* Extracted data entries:
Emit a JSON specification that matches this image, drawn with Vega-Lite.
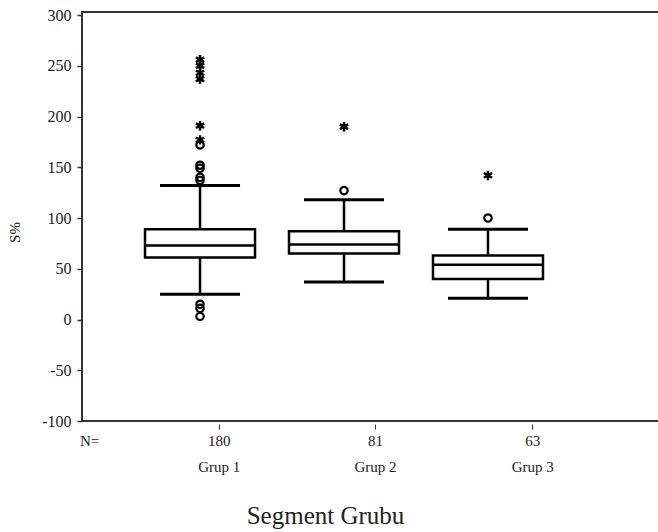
{
  "$schema": "https://vega.github.io/schema/vega-lite/v6.json",
  "autosize": {"type": "none"},
  "padding": {"left": 82, "top": 12, "right": 0, "bottom": 111},
  "width": 578,
  "height": 409,
  "background": "white",
  "config": {
    "view": {"stroke": "#333333", "strokeWidth": 2},
    "font": "Liberation Serif",
    "axis": {"labelFont": "Liberation Serif", "titleFont": "Liberation Serif"}
  },
  "datasets": {
    "box": [
      {"grup": 1, "n": 180, "lo": 25, "q1": 61, "med": 73, "q3": 89, "hi": 132},
      {"grup": 2, "n": 81, "lo": 37, "q1": 65, "med": 74, "q3": 87, "hi": 118},
      {"grup": 3, "n": 63, "lo": 21, "q1": 40, "med": 54, "q3": 63, "hi": 89}
    ],
    "out": [
      {"grup": 1, "v": 256, "kind": "extreme"},
      {"grup": 1, "v": 250, "kind": "extreme"},
      {"grup": 1, "v": 243, "kind": "extreme"},
      {"grup": 1, "v": 237, "kind": "extreme"},
      {"grup": 1, "v": 191, "kind": "extreme"},
      {"grup": 1, "v": 177, "kind": "extreme"},
      {"grup": 1, "v": 172, "kind": "outlier"},
      {"grup": 1, "v": 152, "kind": "outlier"},
      {"grup": 1, "v": 149, "kind": "outlier"},
      {"grup": 1, "v": 140, "kind": "outlier"},
      {"grup": 1, "v": 137, "kind": "outlier"},
      {"grup": 1, "v": 15, "kind": "outlier"},
      {"grup": 1, "v": 11, "kind": "outlier"},
      {"grup": 1, "v": 3, "kind": "outlier"},
      {"grup": 2, "v": 190, "kind": "extreme"},
      {"grup": 2, "v": 127, "kind": "outlier"},
      {"grup": 3, "v": 142, "kind": "extreme"},
      {"grup": 3, "v": 100, "kind": "outlier"}
    ]
  },
  "encoding": {
    "x": {
      "field": "grup",
      "type": "quantitative",
      "scale": {"domain": [0.215, 4.16], "nice": false, "zero": false},
      "axis": {
        "values": [0.229, 1.13, 2.215, 3.307],
        "domain": false,
        "grid": false,
        "offset": 3,
        "tickSize": 5,
        "tickWidth": 1,
        "tickColor": "#333333",
        "tickOpacity": {"condition": {"test": "datum.value < 0.5", "value": 0}, "value": 1},
        "labelFontSize": 15,
        "labelColor": "#222222",
        "labelPadding": 4,
        "labelLineHeight": 26,
        "labelBaseline": "top",
        "labelFlush": false,
        "labelOverlap": false,
        "labelExpr": "datum.value < 0.5 ? ['N=', ''] : datum.value < 1.5 ? ['180', 'Grup 1'] : datum.value < 2.5 ? ['81', 'Grup 2'] : ['63', 'Grup 3']",
        "title": "Segment Grubu",
        "titleFontSize": 25,
        "titleFontWeight": "normal",
        "titleColor": "#222222",
        "titleX": 243,
        "titleY": 99,
        "titleBaseline": "alphabetic",
        "titleAnchor": "middle"
      }
    }
  },
  "layer": [
    {
      "data": {"name": "box"},
      "mark": {"type": "rule", "color": "black", "strokeWidth": 2.5},
      "encoding": {
        "y": {
          "field": "lo",
          "type": "quantitative",
          "scale": {"domain": [-100, 303], "nice": false, "zero": false},
          "axis": {
            "values": [-100, -50, 0, 50, 100, 150, 200, 250, 300],
            "labelExpr": "replace(datum.label, '\u2212', '-')",
            "domain": false,
            "grid": false,
            "tickSize": 5,
            "tickWidth": 1.5,
            "tickColor": "#333333",
            "labelFontSize": 16,
            "labelColor": "#222222",
            "labelPadding": 6,
            "title": "S%",
            "titleFontSize": 15,
            "titleFontWeight": "normal",
            "titleColor": "#222222",
            "titleX": -68,
            "titleY": 220,
            "titleAngle": -90,
            "titleBaseline": "middle",
            "titleAlign": "center"
          }
        },
        "y2": {"field": "q1"}
      }
    },
    {
      "data": {"name": "box"},
      "mark": {"type": "rule", "color": "black", "strokeWidth": 2.5},
      "encoding": {
        "y": {"field": "q3", "type": "quantitative"},
        "y2": {"field": "hi"}
      }
    },
    {
      "data": {"name": "box"},
      "mark": {"type": "bar", "size": 110, "orient": "vertical", "fill": "white", "stroke": "black", "strokeWidth": 2.5},
      "encoding": {
        "y": {"field": "q1", "type": "quantitative"},
        "y2": {"field": "q3"}
      }
    },
    {
      "data": {"name": "box"},
      "mark": {"type": "tick", "orient": "horizontal", "size": 110, "thickness": 2.5, "color": "black", "opacity": 1},
      "encoding": {"y": {"field": "med", "type": "quantitative"}}
    },
    {
      "data": {"name": "box"},
      "mark": {"type": "tick", "orient": "horizontal", "size": 80, "thickness": 3, "color": "black", "opacity": 1},
      "encoding": {"y": {"field": "lo", "type": "quantitative"}}
    },
    {
      "data": {"name": "box"},
      "mark": {"type": "tick", "orient": "horizontal", "size": 80, "thickness": 3, "color": "black", "opacity": 1},
      "encoding": {"y": {"field": "hi", "type": "quantitative"}}
    },
    {
      "data": {"name": "out"},
      "transform": [{"filter": "datum.kind == 'outlier'"}],
      "mark": {"type": "point", "shape": "circle", "size": 55, "filled": false, "stroke": "black", "strokeWidth": 2.2, "opacity": 1},
      "encoding": {"y": {"field": "v", "type": "quantitative"}}
    },
    {
      "data": {"name": "out"},
      "transform": [{"filter": "datum.kind == 'extreme'"}],
      "mark": {"type": "point", "shape": "M0,-1L0,1M-0.87,-0.5L0.87,0.5M-0.87,0.5L0.87,-0.5", "size": 90, "filled": false, "stroke": "black", "strokeWidth": 2.5, "opacity": 1},
      "encoding": {"y": {"field": "v", "type": "quantitative"}}
    }
  ]
}
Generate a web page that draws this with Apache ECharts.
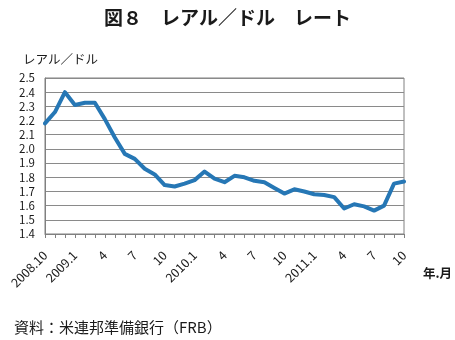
<!DOCTYPE html>
<html>
<head>
<meta charset="utf-8">
<script src="https://cdn.jsdelivr.net/npm/echarts@6/dist/echarts.min.js"></script>
<style>
  html, body { margin: 0; padding: 0; background: #fff; }
  #chart { width: 455px; height: 340px; }
</style>
</head>
<body>
<div id="chart"></div>
<script>
// Monthly BRL/USD rate, 2008.10 – 2011.10
const months = [
  '2008.10','2008.11','2008.12',
  '2009.1','2009.2','2009.3','2009.4','2009.5','2009.6','2009.7','2009.8','2009.9','2009.10','2009.11','2009.12',
  '2010.1','2010.2','2010.3','2010.4','2010.5','2010.6','2010.7','2010.8','2010.9','2010.10','2010.11','2010.12',
  '2011.1','2011.2','2011.3','2011.4','2011.5','2011.6','2011.7','2011.8','2011.9','2011.10'
];
const rate = [
  2.18, 2.26, 2.40,
  2.31, 2.325, 2.325, 2.21, 2.08, 1.965, 1.93, 1.86, 1.82, 1.745, 1.735, 1.755,
  1.78, 1.84, 1.79, 1.765, 1.81, 1.80, 1.775, 1.765, 1.725, 1.685, 1.715, 1.70,
  1.68, 1.675, 1.66, 1.58, 1.61, 1.595, 1.565, 1.60, 1.755, 1.77
];
// Labels shown under the axis (quarterly)
const tickLabels = {
  '2008.10': '2008.10', '2009.1': '2009.1', '2009.4': '4', '2009.7': '7', '2009.10': '10',
  '2010.1': '2010.1', '2010.4': '4', '2010.7': '7', '2010.10': '10',
  '2011.1': '2011.1', '2011.4': '4', '2011.7': '7', '2011.10': '10'
};
const yTicks = { min: 1.4, max: 2.5, step: 0.1 };

const font = '"Noto Sans CJK JP", "Noto Sans", sans-serif';
const chart = echarts.init(document.getElementById('chart'), null, { renderer: 'canvas' });
chart.setOption({
  animation: false,
  textStyle: { fontFamily: font },
  title: [
    { text: '図８　レアル／ドル　レート', left: 'center', top: 3,
      textStyle: { fontFamily: font, fontSize: 19, fontWeight: 'bold', color: '#1a1a1a' } },
    { text: 'レアル／ドル', left: 18, top: 48,
      textStyle: { fontFamily: font, fontSize: 12.5, fontWeight: 'normal', color: '#1a1a1a' } },
    { text: '年.月', left: 418, top: 262,
      textStyle: { fontFamily: font, fontSize: 12.5, fontWeight: 'bold', color: '#1a1a1a' } },
    { text: '資料：米連邦準備銀行（FRB）', left: 9, top: 315,
      textStyle: { fontFamily: font, fontSize: 15, fontWeight: 'normal', color: '#1a1a1a' } }
  ],
  grid: { left: 45, right: 51, top: 78, bottom: 106, show: true, borderColor: '#808080', borderWidth: 1 },
  xAxis: {
    type: 'category',
    data: months,
    boundaryGap: false,
    axisLine: { lineStyle: { color: '#808080', width: 1 } },
    axisTick: { show: true, interval: 0, length: 4, lineStyle: { color: '#808080' } },
    axisLabel: {
      interval: 0, rotate: 45, margin: 19, fontSize: 12.5, color: '#1a1a1a', fontFamily: font,
      formatter: v => tickLabels[v] || ''
    },
    splitLine: { show: false }
  },
  yAxis: {
    type: 'value',
    min: yTicks.min, max: yTicks.max, interval: yTicks.step,
    axisLine: { show: true, lineStyle: { color: '#808080', width: 1 } },
    axisTick: { show: false },
    axisLabel: { fontSize: 11.5, color: '#1a1a1a', margin: 10, fontFamily: font,
      formatter: v => v.toFixed(1) },
    splitLine: { show: true, lineStyle: { color: '#8a8a8a', width: 1 } }
  },
  series: [{
    type: 'line',
    data: rate,
    symbol: 'none',
    lineStyle: { color: '#2677b5', width: 4, join: 'round', cap: 'round' }
  }]
});
</script>
</body>
</html>
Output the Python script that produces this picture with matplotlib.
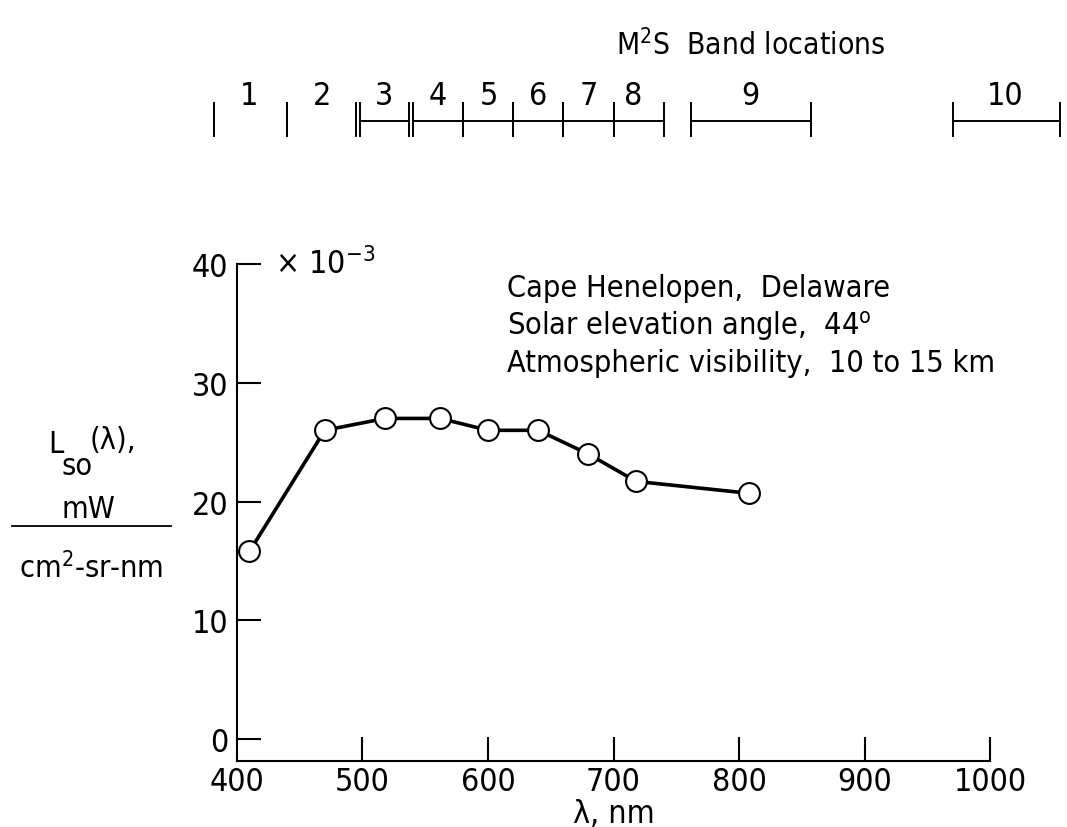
import matplotlib
matplotlib.use('Agg')
import matplotlib.pyplot as plt
import matplotlib.transforms as mtransforms

plt.rcParams['font.family'] = ['DejaVu Sans']
plt.rcParams['font.stretch'] = 'condensed'
plt.rcParams['mathtext.default'] = 'regular'

# measured radiance, band centres (nm) and values (x 10^-3)
wavelength = [410, 470, 518, 562, 600, 640, 680, 718, 808]
radiance = [15.8, 26.0, 27.0, 27.0, 26.0, 26.0, 24.0, 21.7, 20.7]

# M2S band locations
band_names = ['1', '2', '3', '4', '5', '6', '7', '8', '9', '10']
band_start = [382, 440, 498, 540, 580, 620, 660, 700, 762, 970]
band_end = [440, 495, 537, 580, 620, 660, 700, 740, 857, 1056]
band_label_x = [410, 468, 517, 560, 601, 640, 680, 716, 809, 1012]

x_ticks = [400, 500, 600, 700, 800, 900, 1000]
y_ticks = [0, 10, 20, 30, 40]

notes = ['Cape Henelopen,  Delaware',
         'Solar elevation angle,  44$^{o}$',
         'Atmospheric visibility,  10 to 15 km']

fig = plt.figure(figsize=(10.67, 8.28), dpi=100)
ax = fig.add_axes([0.222, 0.106, 0.706, 0.574])

ax.plot(wavelength, radiance, color='black', linewidth=2.6, marker='o',
        markersize=15, markerfacecolor='white', markeredgecolor='black',
        markeredgewidth=1.5, clip_on=False, zorder=3)

ax.set_xlim(400, 1000)
ax.set_ylim(0, 40)
ax.set_xticks(x_ticks)
ax.set_yticks(y_ticks)
ax.spines['top'].set_visible(False)
ax.spines['right'].set_visible(False)
ax.spines['bottom'].set_position(('outward', 16))
for s in ['left', 'bottom']:
    ax.spines[s].set_linewidth(1.5)
ax.tick_params(axis='both', direction='in', length=17, width=1.5, labelsize=23)
ax.tick_params(axis='x', pad=3)
ax.tick_params(axis='y', pad=6)

ax.set_xlabel('λ, nm', fontsize=23, labelpad=1)

ax.text(0.05, 1.0, r'$\times$ 10$^{-3}$', transform=ax.transAxes,
        fontsize=23, ha='left', va='center')

# notes, one line each
for k, line in enumerate(notes):
    fig.text(0.475, [0.6413, 0.5954, 0.5507][k], line, fontsize=22,
             ha='left', va='baseline')

# y label as a fraction, subscript drawn as its own text
fig.text(0.045, 0.453, 'L', fontsize=22, ha='left', va='baseline')
fig.text(0.058, 0.4263, 'so', fontsize=22, ha='left', va='baseline')
fig.text(0.084, 0.458, '(λ),', fontsize=22, ha='left', va='baseline')
fig.text(0.083, 0.3744, 'mW', fontsize=22, ha='center', va='baseline')
fig.add_artist(plt.Line2D([0.011, 0.160], [0.3635, 0.3635], color='black',
                          linewidth=1.3, transform=fig.transFigure))
fig.text(0.085, 0.302, 'cm$^{2}$-sr-nm', fontsize=22, ha='center',
         va='baseline')

# band location scale on top
trans = mtransforms.blended_transform_factory(ax.transData, fig.transFigure)
y_line = 0.853
for i, name in enumerate(band_names):
    x0, x1 = band_start[i], band_end[i]
    if i >= 2:
        ax.plot([x0, x1], [y_line, y_line], color='black', linewidth=1.4,
                transform=trans, clip_on=False)
    for xv in (x0, x1):
        ax.plot([xv, xv], [y_line - 0.018, y_line + 0.022], color='black',
                linewidth=1.4, transform=trans, clip_on=False)
    ax.text(band_label_x[i], 0.883, name, transform=trans, fontsize=23,
            ha='center', va='center')

fig.text(0.704, 0.945, 'M$^{2}$S  Band locations', fontsize=21.5,
         ha='center', va='center')

fig.savefig('out.png', dpi=100)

* THE EXERCISE:
Leave the pictures out, and transcribe exactly the lines above starting at the one that contains "Output the Python" and ending at the one that contains "716, 809, 1012]".

* SOLUTION TO THIS PROBLEM:
Output the Python script that produces this picture with matplotlib.
import matplotlib
matplotlib.use('Agg')
import matplotlib.pyplot as plt
import matplotlib.transforms as mtransforms

plt.rcParams['font.family'] = ['DejaVu Sans']
plt.rcParams['font.stretch'] = 'condensed'
plt.rcParams['mathtext.default'] = 'regular'

# measured radiance, band centres (nm) and values (x 10^-3)
wavelength = [410, 470, 518, 562, 600, 640, 680, 718, 808]
radiance = [15.8, 26.0, 27.0, 27.0, 26.0, 26.0, 24.0, 21.7, 20.7]

# M2S band locations
band_names = ['1', '2', '3', '4', '5', '6', '7', '8', '9', '10']
band_start = [382, 440, 498, 540, 580, 620, 660, 700, 762, 970]
band_end = [440, 495, 537, 580, 620, 660, 700, 740, 857, 1056]
band_label_x = [410, 468, 517, 560, 601, 640, 680, 716, 809, 1012]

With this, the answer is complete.